Neuroscience studies often employ methods such as Granger causality[
37] and mutual information[
38] to quantify statistical dependencies between activity in pairs of brain regions. These approaches indicate whether activity in one region predicts activity of another, but they do not specify the form of the transformation linking the two. Our framework addresses this gap by modelling how one region’s probability distribution is geometrically transformed into that of another. The orthogonality of entropic and expectation flows further ensures (under the assumption of Gaussianity) that these transformation components can be interpreted independently.
In summary, we introduce a framework that decomposes information-geometric transformations between neural probability distributions into information-theoretic flow components.

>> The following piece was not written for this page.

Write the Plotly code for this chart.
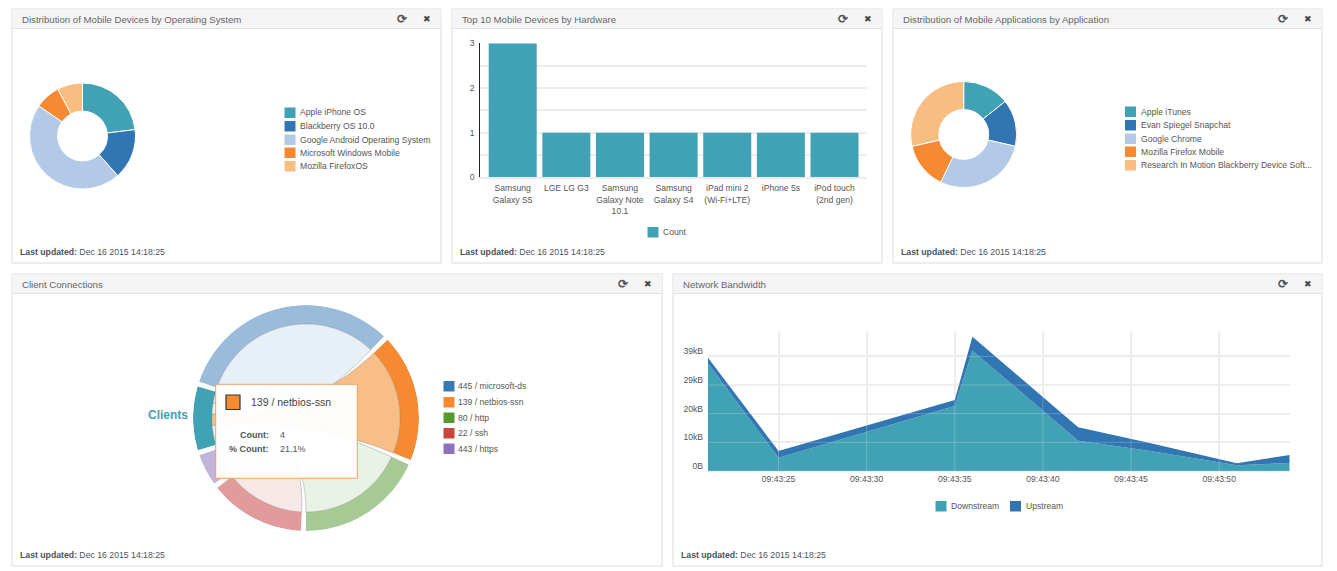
import math

import plotly.graph_objects as go

W, H = 1337, 571
FONT = "Liberation Sans"
TEXT = "#555"

# ---- data ----
TEAL, BLUE, PALE, ORANGE, PEACH = "#41a2b5", "#3176b3", "#b2c9e8", "#f58a33", "#f8bd80"
PIE_COLORS = [TEAL, BLUE, PALE, ORANGE, PEACH]

os_labels = ["Apple iPhone OS", "Blackberry OS 10.0", "Google Android Operating System",
             "Microsoft Windows Mobile", "Mozilla FirefoxOS"]
os_counts = [3, 2, 6, 1, 1]

app_labels = ["Apple iTunes", "Evan Spiegel Snapchat", "Google Chrome", "Mozilla Firefox Mobile",
              "Research In Motion Blackberry Device Soft..."]
app_counts = [1, 1, 2, 1, 2]

hw_labels = ["Samsung<br>Galaxy S5", "LGE LG G3", "Samsung<br>Galaxy Note<br>10.1", "Samsung<br>Galaxy S4",
             "iPad mini 2<br>(Wi-Fi+LTE)", "iPhone 5s", "iPod touch<br>(2nd gen)"]
hw_counts = [3, 1, 1, 1, 1, 1, 1]

port_labels = ["445 / microsoft-ds", "139 / netbios-ssn", "80 / http", "22 / ssh", "443 / https"]
port_counts = [7, 4, 4, 3, 1]
port_legend = ["#337ab7", "#f58a33", "#55992f", "#c9463d", "#8e70bd"]
port_ring = ["#9abbd9", "#f58a33", "#a5ca95", "#e19b9a", "#c2b5dc"]
port_chord = ["#e8f0f7", "#f7bf87", "#e9f2e6", "#f7e8e8", "#e4dff0"]
client_count = 2

bw_times = ["09:43:21", "09:43:25", "09:43:35", "09:43:36", "09:43:42", "09:43:46", "09:43:51", "09:43:54"]
bw_down = [37600, 4650, 22670, 41980, 10580, 7090, 1980, 2790]
bw_up = [1900, 2330, 2100, 4880, 4650, 2790, 690, 2790]
bw_ticks = ["09:43:25", "09:43:30", "09:43:35", "09:43:40", "09:43:45", "09:43:50"]
bw_yticks = [0, 10000, 20000, 30000, 40000]
bw_ylabels = ["0B", "10kB", "20kB", "29kB", "39kB"]

panels = [
    ("Distribution of Mobile Devices by Operating System", 12, 441, 9, 263),
    ("Top 10 Mobile Devices by Hardware", 452, 882, 9, 263),
    ("Distribution of Mobile Applications by Application", 893, 1322, 9, 263),
    ("Client Connections", 12, 662, 274, 566),
    ("Network Bandwidth", 673, 1322, 274, 566),
]


def fx(px):
    return px / W


def fy(py):
    return 1 - py / H


def day(t):
    return "2015-12-16 " + t


shapes = []
annotations = []


def label(px, py, text, size=8.6, color=TEXT, anchor="left"):
    annotations.append(dict(
        x=fx(px), y=fy(py), xref="paper", yref="paper", text=text, showarrow=False,
        xanchor=anchor, yanchor="middle", borderpad=0,
        font=dict(family=FONT, size=size, color=color),
    ))


def box(x0, x1, y0, y1, fill, line=None, width=1, layer="above"):
    shapes.append(dict(
        type="rect", xref="paper", yref="paper", layer=layer,
        x0=fx(x0), x1=fx(x1), y0=fy(y0), y1=fy(y1), fillcolor=fill,
        line=dict(color=line or fill, width=width if line else 0),
    ))


def legend_rows(sw_x, text_x, rows, names, colors, size=8.6):
    for y, name, color in zip(rows, names, colors):
        box(sw_x, sw_x + 11, y - 5, y + 5.5, color, layer="below")
        label(text_x - 1, y, name, size=size)


# panel frames
for title, x0, x1, y0, y1 in panels:
    box(x0, x1, y0, y1, "white", "#dcdcdc", layer="below")
    box(x0 + 0.5, x1 - 0.5, y0 + 0.5, y0 + 19.5, "#f5f5f5", layer="below")
    shapes.append(dict(type="line", xref="paper", yref="paper", layer="below",
                       x0=fx(x0), x1=fx(x1), y0=fy(y0 + 19.5), y1=fy(y0 + 19.5),
                       line=dict(color="#e2e2e2", width=1)))
    label(x0 + 9, y0 + 10.5, title, size=9.65, color="#666")
    label(x1 - 38.5, y0 + 10, "<b>⟳</b>", size=12, color="#555", anchor="center")
    label(x1 - 14, y0 + 10, "✖", size=9, color="#444", anchor="center")
    label(x0 + 6.5, y1 - 11, "<b>Last updated:</b> Dec 16 2015 14:18:25", size=8.7, color="#4a5360")

fig = go.Figure()

# donuts
for labels, counts, cx, cy in [(os_labels, os_counts, 82.5, 136), (app_labels, app_counts, 963.7, 134.5)]:
    fig.add_trace(go.Pie(
        labels=labels, values=counts, sort=False, direction="clockwise", rotation=0, hole=0.47,
        textinfo="none", showlegend=False,
        marker=dict(colors=PIE_COLORS, line=dict(color="white", width=1)),
        domain=dict(x=[fx(cx - 53), fx(cx + 53)], y=[fy(cy + 53), fy(cy - 53)]),
    ))
legend_rows(284.5, 299.5, [112.5, 126, 139.5, 152.5, 166], os_labels, PIE_COLORS)
legend_rows(1125, 1140.5, [111.5, 125, 138.5, 151.5, 165], app_labels, PIE_COLORS)

# hardware bars
fig.add_trace(go.Bar(
    x=hw_labels, y=hw_counts, marker=dict(color=TEAL, line=dict(width=0)),
    name="Count", showlegend=False, xaxis="x", yaxis="y",
))
legend_rows(647.5, 663.3, [232], ["Count"], [TEAL])

# client chord diagram
GAP = 2.6
START = 253.4
RING_IN, RING_OUT = 94, 113
unit = (360 - GAP * (len(port_counts) + 1)) / (sum(port_counts) + client_count)


def ribbon(a0, a1, t0, t1):
    """d3 style ribbon: client arc, curve through the centre, port arc, curve back."""
    pts = []

    def arc(p0, p1):
        n = max(2, int(abs(p1 - p0) / 2))
        for i in range(n + 1):
            a = math.radians(p0 + (p1 - p0) * i / n)
            pts.append((RING_IN * math.sin(a), RING_IN * math.cos(a)))

    def curve(p0, p1):
        a, b = math.radians(p0), math.radians(p1)
        ax, ay = RING_IN * math.sin(a), RING_IN * math.cos(a)
        bx, by = RING_IN * math.sin(b), RING_IN * math.cos(b)
        for i in range(1, 30):
            s = i / 30
            pts.append(((1 - s) ** 2 * ax + s ** 2 * bx, (1 - s) ** 2 * ay + s ** 2 * by))

    arc(a0, a1)
    curve(a1, t0)
    arc(t0, t1)
    curve(t1, a0)
    pts.append(pts[0])
    r = [math.hypot(x, y) for x, y in pts]
    theta = [math.degrees(math.atan2(x, y)) % 360 for x, y in pts]
    return r, theta


client_span = unit * client_count
ring_theta = [START + client_span / 2]
ring_width = [client_span]
ring_color = [TEAL]
chords = []
pos = START + client_span + GAP
client_pos = START
for i, n in enumerate(port_counts):
    span = unit * n
    ring_theta.append(pos + span / 2)
    ring_width.append(span)
    ring_color.append(port_ring[i])
    sub = client_span * n / sum(port_counts)
    chords.append((i, ribbon(client_pos, client_pos + sub, pos, pos + span)))
    client_pos += sub
    pos += span + GAP

# highlighted port goes on top
for i, (r, theta) in sorted(chords, key=lambda c: c[0] == 1):
    fig.add_trace(go.Scatterpolar(
        r=r, theta=theta, mode="lines", fill="toself", fillcolor=port_chord[i],
        line=dict(color="rgba(120,120,120,0.35)", width=1), showlegend=False, hoverinfo="skip",
        subplot="polar",
    ))
fig.add_trace(go.Barpolar(
    r=[RING_OUT - RING_IN] * len(ring_theta), base=RING_IN, theta=ring_theta, width=ring_width,
    marker=dict(color=ring_color, line=dict(width=0)), showlegend=False, subplot="polar",
))
label(188.5, 415, "<b>Clients</b>", size=12, color=TEAL, anchor="right")
legend_rows(443.5, 458.3, [386, 402, 417.5, 433, 448.5], port_labels, port_legend)

# tooltip
box(215.7, 357.3, 384.3, 478.3, "rgba(255,255,255,0.95)", "#f0a060")
box(226, 240, 395, 409.5, ORANGE, "#333", 1.2)
label(249.5, 401.7, port_labels[1], size=10.5, color="#444")
label(269.5, 435.3, "<b>Count:</b>", size=9, anchor="right")
label(278.7, 435.3, str(port_counts[1]), size=9)
label(269.5, 449, "<b>% Count:</b>", size=9, anchor="right")
label(278.7, 449, f"{port_counts[1] / sum(port_counts):.1%}", size=9)

# bandwidth
for name, vals, color in [("Downstream", bw_down, TEAL), ("Upstream", bw_up, BLUE)]:
    fig.add_trace(go.Scatter(
        x=[day(t) for t in bw_times], y=vals, name=name, stackgroup="bw", mode="lines",
        line=dict(width=0), fillcolor=color, showlegend=False, xaxis="x2", yaxis="y2",
    ))
for t in bw_ticks:
    shapes.append(dict(type="line", xref="x2", yref="y2 domain", x0=day(t), x1=day(t), y0=0, y1=1,
                       layer="above", line=dict(color="rgba(255,255,255,0.22)", width=1)))
for v in bw_yticks:
    shapes.append(dict(type="line", xref="x2 domain", yref="y2", x0=0, x1=1, y0=v, y1=v,
                       layer="above", line=dict(color="rgba(255,255,255,0.22)", width=1)))
legend_rows(935.5, 951.3, [506], ["Downstream"], [TEAL])
legend_rows(1010, 1026.2, [506], ["Upstream"], [BLUE])

GRID = "#ececec"
tick_font = dict(family=FONT, size=8.6, color=TEXT)
fig.update_layout(
    width=W, height=H, margin=dict(l=0, r=0, t=0, b=0, autoexpand=False), autosize=False,
    paper_bgcolor="white", plot_bgcolor="rgba(0,0,0,0)",
    font=dict(family=FONT), showlegend=False, bargap=0.105,
    shapes=shapes, annotations=annotations,
    xaxis=dict(
        domain=[fx(480.3), fx(866.7)], range=[-0.604, 6.6], type="category",
        showgrid=False, showline=True, linecolor=GRID, linewidth=1.5, ticks="", tickfont=tick_font,
        tickangle=0, zeroline=False, fixedrange=True, ticklabelstandoff=2,
    ),
    yaxis=dict(
        domain=[fy(177.3), fy(43.3)], range=[0, 3],
        tickvals=[0, 0.5, 1, 1.5, 2, 2.5, 3], ticktext=["0", "", "1", "", "2", "", "3"],
        showgrid=True, gridcolor=GRID, gridwidth=1.5, showline=True, linecolor="#222", linewidth=1,
        ticks="", tickfont=tick_font, zeroline=False, fixedrange=True, ticklabelstandoff=3,
    ),
    xaxis2=dict(
        domain=[fx(708), fx(1289.7)], range=[day("09:43:21"), day("09:43:54")], type="date",
        tickvals=[day(t) for t in bw_ticks], ticktext=bw_ticks, showgrid=True, gridcolor=GRID,
        gridwidth=1.5, showline=True, linecolor=GRID, ticks="", tickfont=tick_font, anchor="y2", zeroline=False,
    ),
    yaxis2=dict(
        domain=[fy(471), fy(331.7)], range=[0, 48600], tickvals=bw_yticks, ticktext=bw_ylabels,
        showgrid=True, gridcolor=GRID, gridwidth=1.5, ticks="", tickfont=tick_font, anchor="x2", zeroline=False,
        ticklabelshift=-5, ticklabelstandoff=4,
    ),
    polar=dict(
        domain=dict(x=[fx(306 - RING_OUT), fx(306 + RING_OUT)], y=[fy(418 + RING_OUT), fy(418 - RING_OUT)]),
        bgcolor="rgba(0,0,0,0)",
        radialaxis=dict(range=[0, RING_OUT], visible=False),
        angularaxis=dict(direction="clockwise", rotation=90, visible=False),
        bargap=0,
    ),
)

fig.write_html("out.html", config=dict(displayModeBar=False),
               post_script="document.body.style.margin='0';")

We demonstrated this in the murine visual cortex. However, the approach is applicable to any system from which probability distributions can be estimated. For example, it can be used to characterise transformations between different neuroimaging modalities, revealing scale-dependent aspects of neural organisation. Alternatively, our methodology can be used to detect disease progression, for instance in disrupted network coordination in epilepsy[
39] or in altered representational scaling in Alzheimer’s disease[
40]. By linking geometric transformations directly to information-theoretic content, our framework provides a versatile method for testing theories of neural function across species, modalities, and scales.